OS, WiFi and UI, Oh My!
In 2011, Google announced that it intended to acquire Motorola Mobility. The two companies have worked together on products for several years, and the MOTOACTV is another example of this partnership. It uses a version of the Android mobile operating system developed by Google. The MOTOACTV depends upon a modified version of Android 2.3, also known as Gingerbread.
The MOTOACTV contains a chip that allows it to receive and transmit signals over WiFi and wireless networks. It can also receive FM radio signals. You can pair a MOTOACTV device with other gadgets via Bluetooth or ANT, both of which are wireless protocols. Both are ideal for devices like MOTOACTV -- they require very little power because they only transmit small amounts of data at a low rate. That's a problem if you're trying to watch a high-definition video, but it's ideal for transmitting data collected from a sensor.
The MOTOACTV can also connect with a secure WiFi hotspot. To do this, you must first connect the MOTOACTV to a computer using a micro USB cable. Using your computer, you select the appropriate wireless network and enter the password to let your MOTOACTV communicate over WiFi. After you've set up your device, it will send data collected from your workouts to motoactv.com automatically whenever it detects your wireless network.

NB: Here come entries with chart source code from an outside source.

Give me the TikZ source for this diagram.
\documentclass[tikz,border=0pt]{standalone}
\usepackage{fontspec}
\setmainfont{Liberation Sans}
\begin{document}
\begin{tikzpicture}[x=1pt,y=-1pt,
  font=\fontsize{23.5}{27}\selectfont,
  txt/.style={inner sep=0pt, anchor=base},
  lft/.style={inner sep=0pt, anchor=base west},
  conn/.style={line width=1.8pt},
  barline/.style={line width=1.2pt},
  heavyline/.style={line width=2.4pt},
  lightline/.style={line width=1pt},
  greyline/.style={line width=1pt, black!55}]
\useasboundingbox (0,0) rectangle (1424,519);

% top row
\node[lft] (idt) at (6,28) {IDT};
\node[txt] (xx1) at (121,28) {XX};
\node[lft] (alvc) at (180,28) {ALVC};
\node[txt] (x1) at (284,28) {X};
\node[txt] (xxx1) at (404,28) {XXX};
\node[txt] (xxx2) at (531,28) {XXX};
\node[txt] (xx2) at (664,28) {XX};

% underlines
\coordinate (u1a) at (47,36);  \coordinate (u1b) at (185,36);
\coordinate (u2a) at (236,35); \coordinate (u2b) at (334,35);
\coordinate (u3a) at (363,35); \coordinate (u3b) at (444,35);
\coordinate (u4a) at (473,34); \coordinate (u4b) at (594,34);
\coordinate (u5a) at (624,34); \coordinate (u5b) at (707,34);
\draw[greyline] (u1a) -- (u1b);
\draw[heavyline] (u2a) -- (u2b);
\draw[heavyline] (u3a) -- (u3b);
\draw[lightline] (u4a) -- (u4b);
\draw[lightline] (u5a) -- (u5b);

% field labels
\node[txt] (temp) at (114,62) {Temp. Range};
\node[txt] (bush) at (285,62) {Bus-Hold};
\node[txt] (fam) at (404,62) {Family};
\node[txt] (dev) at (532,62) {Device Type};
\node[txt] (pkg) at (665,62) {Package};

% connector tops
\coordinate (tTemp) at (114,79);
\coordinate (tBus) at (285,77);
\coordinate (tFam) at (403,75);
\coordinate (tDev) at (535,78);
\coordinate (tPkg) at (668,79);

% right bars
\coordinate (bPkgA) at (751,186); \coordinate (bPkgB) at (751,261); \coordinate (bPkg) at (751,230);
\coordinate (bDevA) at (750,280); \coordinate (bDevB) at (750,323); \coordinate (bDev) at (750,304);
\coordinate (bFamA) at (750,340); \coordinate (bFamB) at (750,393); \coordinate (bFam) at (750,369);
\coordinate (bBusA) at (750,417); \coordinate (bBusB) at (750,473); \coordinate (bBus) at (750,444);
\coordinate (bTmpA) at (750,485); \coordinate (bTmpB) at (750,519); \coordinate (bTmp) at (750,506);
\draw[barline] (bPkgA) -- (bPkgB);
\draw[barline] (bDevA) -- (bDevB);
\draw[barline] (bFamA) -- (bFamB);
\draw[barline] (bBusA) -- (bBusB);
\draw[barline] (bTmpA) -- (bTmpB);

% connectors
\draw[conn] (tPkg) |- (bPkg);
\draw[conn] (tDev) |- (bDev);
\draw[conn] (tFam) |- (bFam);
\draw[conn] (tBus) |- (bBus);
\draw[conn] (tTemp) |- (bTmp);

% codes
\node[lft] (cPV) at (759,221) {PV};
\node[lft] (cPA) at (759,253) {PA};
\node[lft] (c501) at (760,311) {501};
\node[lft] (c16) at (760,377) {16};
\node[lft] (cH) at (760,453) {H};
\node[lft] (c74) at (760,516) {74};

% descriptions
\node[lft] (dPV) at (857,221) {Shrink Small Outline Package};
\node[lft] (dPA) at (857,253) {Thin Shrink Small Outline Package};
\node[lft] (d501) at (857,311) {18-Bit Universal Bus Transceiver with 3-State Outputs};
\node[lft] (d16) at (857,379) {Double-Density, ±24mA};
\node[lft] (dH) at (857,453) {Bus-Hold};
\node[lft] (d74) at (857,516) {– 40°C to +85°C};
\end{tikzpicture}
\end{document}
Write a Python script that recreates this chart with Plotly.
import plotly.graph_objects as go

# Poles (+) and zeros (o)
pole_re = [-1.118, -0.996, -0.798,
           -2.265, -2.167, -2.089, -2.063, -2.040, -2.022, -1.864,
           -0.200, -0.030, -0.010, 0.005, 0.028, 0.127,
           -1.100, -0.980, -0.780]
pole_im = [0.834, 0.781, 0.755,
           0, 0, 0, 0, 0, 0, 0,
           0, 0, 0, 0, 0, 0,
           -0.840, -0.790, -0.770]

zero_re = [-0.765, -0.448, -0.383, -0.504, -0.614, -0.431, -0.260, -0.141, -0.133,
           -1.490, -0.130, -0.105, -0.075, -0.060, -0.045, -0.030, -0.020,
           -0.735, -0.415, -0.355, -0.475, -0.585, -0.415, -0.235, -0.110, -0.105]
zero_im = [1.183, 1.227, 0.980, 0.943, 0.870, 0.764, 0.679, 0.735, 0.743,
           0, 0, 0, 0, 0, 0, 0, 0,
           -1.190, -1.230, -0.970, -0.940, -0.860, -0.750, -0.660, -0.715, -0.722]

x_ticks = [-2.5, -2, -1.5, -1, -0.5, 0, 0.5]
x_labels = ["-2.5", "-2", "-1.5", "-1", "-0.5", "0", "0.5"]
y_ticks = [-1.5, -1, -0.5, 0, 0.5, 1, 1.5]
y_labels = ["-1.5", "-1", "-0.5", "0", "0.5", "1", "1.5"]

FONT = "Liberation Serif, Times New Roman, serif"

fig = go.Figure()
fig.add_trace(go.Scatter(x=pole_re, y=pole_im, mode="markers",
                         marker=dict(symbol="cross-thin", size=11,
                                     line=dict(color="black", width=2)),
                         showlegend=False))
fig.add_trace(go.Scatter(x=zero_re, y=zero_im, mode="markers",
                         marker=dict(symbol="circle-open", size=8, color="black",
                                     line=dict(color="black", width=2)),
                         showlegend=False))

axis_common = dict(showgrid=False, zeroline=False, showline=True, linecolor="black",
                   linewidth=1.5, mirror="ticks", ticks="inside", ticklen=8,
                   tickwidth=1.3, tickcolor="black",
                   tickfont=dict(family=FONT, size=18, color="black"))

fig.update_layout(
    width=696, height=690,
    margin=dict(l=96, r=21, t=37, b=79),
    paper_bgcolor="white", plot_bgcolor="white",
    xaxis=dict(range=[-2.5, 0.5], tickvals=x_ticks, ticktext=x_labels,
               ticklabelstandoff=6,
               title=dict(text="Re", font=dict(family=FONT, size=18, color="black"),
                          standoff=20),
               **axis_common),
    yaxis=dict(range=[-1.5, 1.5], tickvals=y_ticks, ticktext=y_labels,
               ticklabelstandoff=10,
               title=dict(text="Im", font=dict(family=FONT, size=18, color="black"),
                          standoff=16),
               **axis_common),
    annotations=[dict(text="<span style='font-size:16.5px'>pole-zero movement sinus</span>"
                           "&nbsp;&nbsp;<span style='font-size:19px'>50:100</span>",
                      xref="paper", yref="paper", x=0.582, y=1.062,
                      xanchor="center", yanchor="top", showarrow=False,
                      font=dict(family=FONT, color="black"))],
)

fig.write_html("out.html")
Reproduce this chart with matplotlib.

As for the user interface, it's all touch-based. The MOTOACTV has a capacitive touch LCD screen. That means a weak electrical charge propagates across the screen. When a conductive material -- like your finger -- makes contact with the screen, it changes the capacitance and the device registers a touch. You don't have to push against the screen the way you would with a resistive touch-screen interface. But there's a downside -- if you're wearing normal gloves or mittens, you won't be able to navigate the menus unless you resort to using your nose as an input device. If you'll be using your MOTOACTV outdoors in wintertime, it might be worth investing in a pair of gloves with capacitive material in the fingertips.